Saudi releases al-Qaeda linked women detainees


JEDDAH, Saudi Arabia | Mon Jul 23, 2012
 (Reuters) - Five al Qaeda-linked women detainees have been freed by Saudi authorities but the move was not linked to demands by the al Qaeda captors of a Saudi diplomat in Yemen, the government said on Monday.
Abdullah al-Khalidi, the Saudi deputy consul in the southern Yemeni port city of Aden, was kidnapped outside his residence on March 28. His captors demanded a ransom and the release of detainees held in Saudi prisons but the government said in April that it could not negotiate with al Qaeda.
Khalidi has appeared in two videos since then, posted on the internet, begging King Abdullah to meet his captors' demand for the release of women detainees.

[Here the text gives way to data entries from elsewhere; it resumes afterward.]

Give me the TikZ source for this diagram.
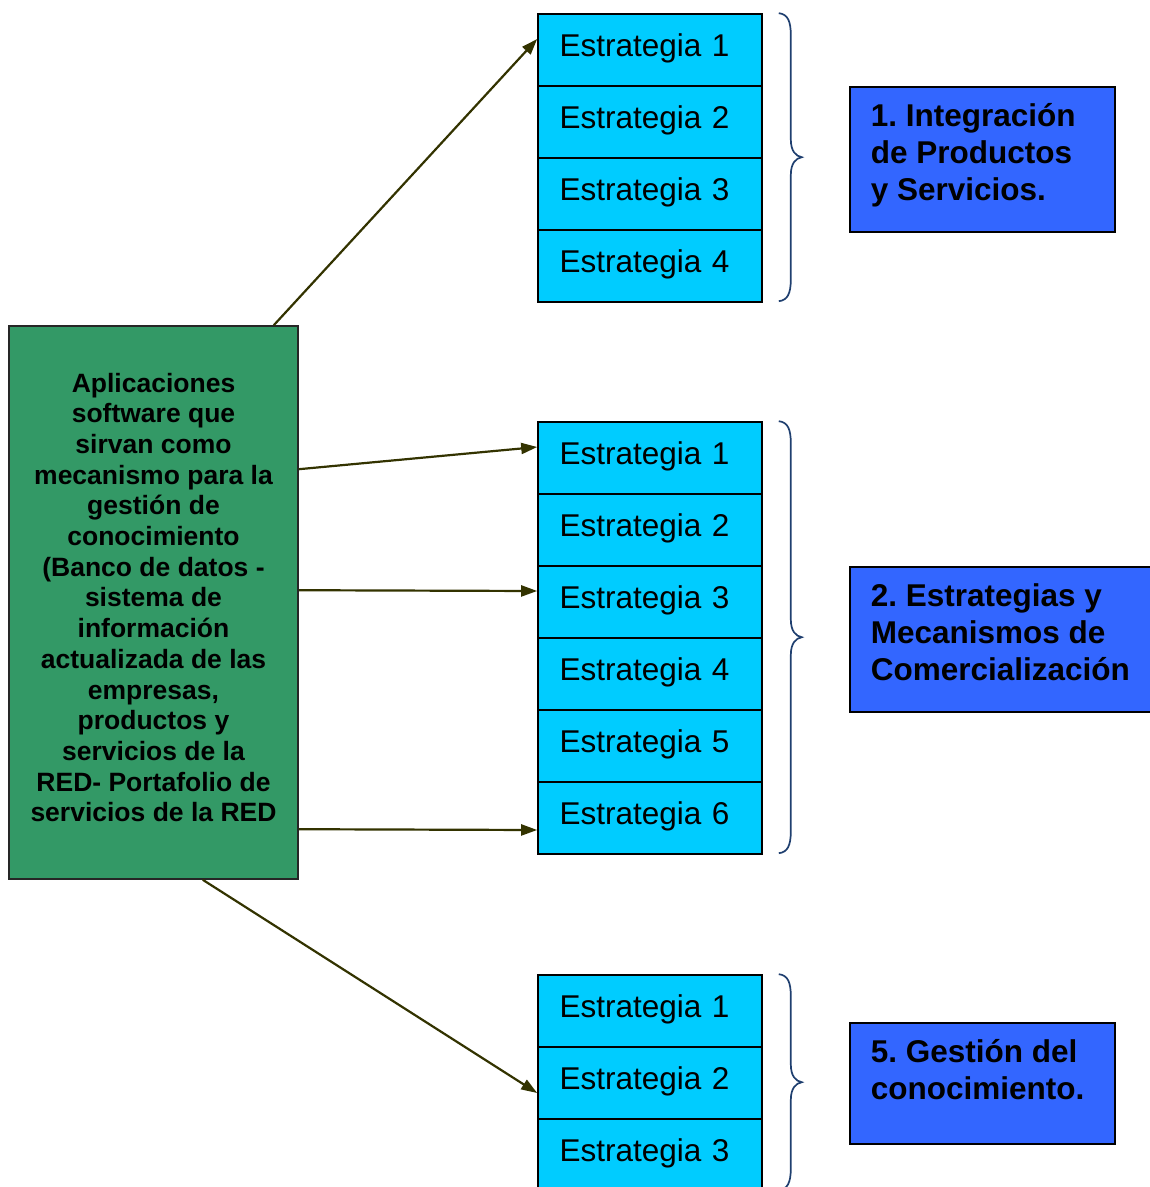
\documentclass[tikz,border=0pt]{standalone}
\usepackage{fontspec}
\setmainfont{Liberation Sans}
\usetikzlibrary{arrows.meta}
\frenchspacing

\definecolor{appgreen}{HTML}{339966}
\definecolor{stratcyan}{HTML}{00CCFF}
\definecolor{areablue}{HTML}{3366FF}
\definecolor{linkolive}{HTML}{333300}
\definecolor{bracenavy}{HTML}{1F3F6F}

\tikzset{
  stratbox/.style={draw=black, line width=1.6pt, fill=stratcyan,
    minimum height=72pt, text width=181pt, inner xsep=21.5pt, inner ysep=0pt,
    align=left, text height=22pt, text depth=10pt,
    font=\fontsize{31.5}{37}\selectfont},
  appbox/.style={draw=black!85, line width=1.6pt, fill=appgreen,
    inner sep=0pt, font=\bfseries\fontsize{26.5}{30.7}\selectfont},
  areabox/.style={draw=black, line width=1.6pt, fill=areablue, anchor=north west,
    inner xsep=21pt, inner ysep=0pt,
    font=\bfseries\fontsize{31.5}{37}\selectfont},
  link/.style={draw=linkolive, line width=2.2pt, -{Triangle[length=16pt,width=11pt]}},
  pics/curly/.style={code={
    \draw[bracenavy, line width=1.7pt]
      (0,0) .. controls (9,1) and (12,8) .. (12,22)
      -- (12,{#1/2-18}) .. controls (12,{#1/2-6}) and (17,{#1/2-1}) .. (23,{#1/2})
      .. controls (17,{#1/2+1}) and (12,{#1/2+6}) .. (12,{#1/2+18})
      -- (12,{#1-22}) .. controls (12,{#1-8}) and (9,{#1-1}) .. (0,#1);
  }}
}

% fixed-size text block whose first baseline sits a given distance below its top
\newcommand{\areatext}[3]{\parbox[c][#1][t]{#2}{\raggedright\rule{0pt}{40pt}#3}}
\newcommand{\apptext}[1]{\parbox[c][553pt][t]{289pt}{\centering\rule{0pt}{66pt}#1}}

\begin{document}
\begin{tikzpicture}[x=1pt, y=-1pt]
  \useasboundingbox (0,0) rectangle (1150,1187);
  \clip (0,0) rectangle (1150,1187);

  % source box
  \node[appbox] (app) at (153.5,602.5) {\apptext{Aplicaciones\\software que\\sirvan como\\mecanismo para la\\gestión de\\conocimiento\\(Banco de datos -\\sistema de\\información\\actualizada de las\\empresas,\\productos y\\servicios de la\\RED- Portafolio de\\servicios de la RED}};

  % strategy stacks
  \foreach \i in {1,...,4}
    \node[stratbox] (t\i) at (650,{50+72*(\i-1)}) {Estrategia \i};
  \foreach \i in {1,...,6}
    \node[stratbox] (m\i) at (650,{458+72*(\i-1)}) {Estrategia \i};
  \foreach \i in {1,...,3}
    \node[stratbox] (b\i) at (650,{1011+72*(\i-1)}) {Estrategia \i};

  % braces
  \pic at ([xshift=16pt]t1.north east) {curly=288};
  \pic at ([xshift=16pt]m1.north east) {curly=432};
  \pic at ([xshift=16pt]b1.north east) {curly=216};

  % areas
  \node[areabox] (a1) at (849,86) {\areatext{145pt}{223pt}{1. Integración\\de Productos\\y Servicios.}};
  \node[areabox] (a2) at (849,566) {\areatext{145pt}{268pt}{2. Estrategias y\\Mecanismos de\\Comercialización}};
  \node[areabox] (a5) at (849,1022) {\areatext{121pt}{223pt}{5. Gestión del\\conocimiento.}};

  % links
  \draw[link] ([xshift=-25pt]app.north east) -- ([yshift=11pt]t1.west);
  \draw[link] ([yshift=-144pt]app.north east) -- ([yshift=11pt]m1.west);
  \draw[link] ([yshift=-265pt]app.north east) -- ([yshift=11pt]m3.west);
  \draw[link] ([yshift=-504pt]app.north east) -- ([yshift=-12pt]m6.west);
  \draw[link] ([xshift=-96pt]app.south east) -- ([yshift=-10pt]b2.west);
\end{tikzpicture}
\end{document}
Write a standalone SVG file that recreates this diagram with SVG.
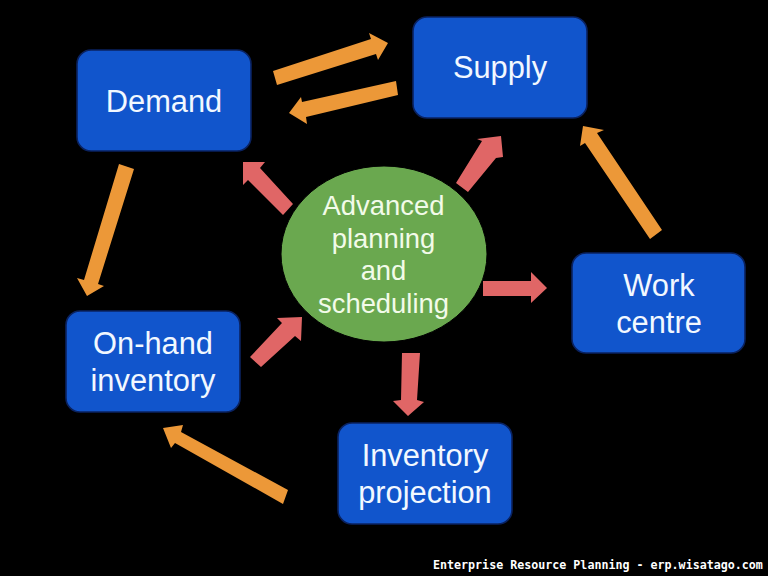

"Release those women, they release me the next day," he said in the second video posted earlier this month.
The women, who were held by Saudi security services, are relatives of al Qaeda fighters, Khalidi said.
Asked if they were released to meet the demands of Khalidi's captors, Interior Ministry spokesman Mansour al-Turki said: "The investigation bureau and public prosecution office decided to release two of the women detainees by court order as they were (pregnant) and close to their due dates."
The other three were released on bail on Saturday pending trial, he said. One more woman detainee is serving a jail sentence.
In April, a militant who claimed responsibility for Khalidi's kidnapping threatened to kill him unless a ransom was paid and al Qaeda prisoners were freed from Saudi jails.
"We cannot consider this release as heeding to demands of the captors because, on principal, states do not accept to be subject to blackmail," said a Saudi official who declined to be named.
"There was a coincidence between the release of the women detainees on humanitarian grounds and the demands of the captors."
The government hopes the move will prompt Khalidi's captors to release him on humanitarian grounds, the official said.
The United States and its Gulf Arab allies have watched with mounting alarm as Islamist fighters, emboldened by political instability in Yemen, gained ground in the south of the country in the past year.
Al Qaeda in the Arabian Peninsula - the name of the al Qaeda group operating in Yemen - is seen by U.S. officials as the most dangerous offshoot of the global militant network.